Another “hybrid” approach might be analogous how some video games are designed.

Your brain may already have a general framework built from memories and experiences, but the full rendering doesn’t occur until your dream enters that space.

Maybe your experiences within the dream can modify the framework you don’t see before you get there.

I have dreams that are in the same “dream place”, but it’s a different story, and the places aren’t always necessarily exactly the same.

There are actually a number of dream-locations within a dream-city that recur for me. And I think that could lend to lucid dreaming, or at least somewhat directable within the dream.

Once in a while I do recognize when I am in a dream.
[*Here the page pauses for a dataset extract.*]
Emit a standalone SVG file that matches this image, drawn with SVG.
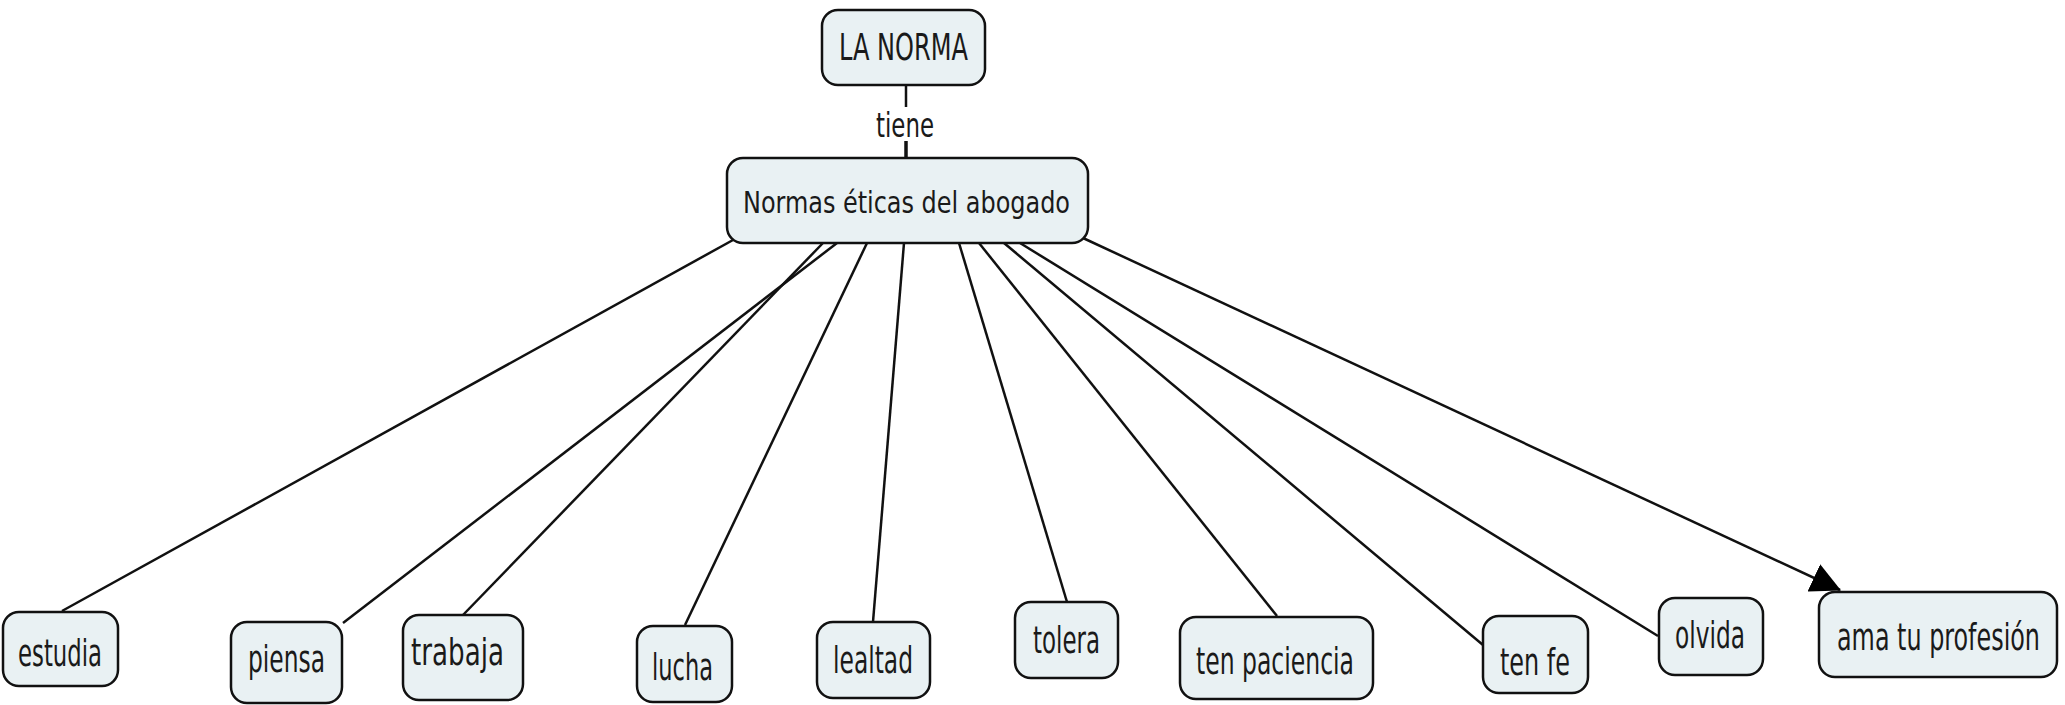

‘There are actually a number of dream-locations within a dream-city that recur for me’ - Same here. I think we are definitely on the same page here, @mrmhead, these ideas make a lot of sense to me. Thanks for sharing.

Consider that you are not really moving at all. Your brain is hallucinating (creating) the entire scene, but disconnected from the body except for the unconscious homeostatic control functions.

In your dream, often you may be walking or running, but are not going anywhere. A kind of unconscious check by the homeostatic control machanism, on the physical orientation.

This is what Anil Seth calls an "uncontrolled hallucination’ where your mind is free to roam and create imaginary scenes and situations, as compared to a “controlled hallucination” where your mind is aware of your physical environment and responds in a specific way based on “informed” (memory) considerations.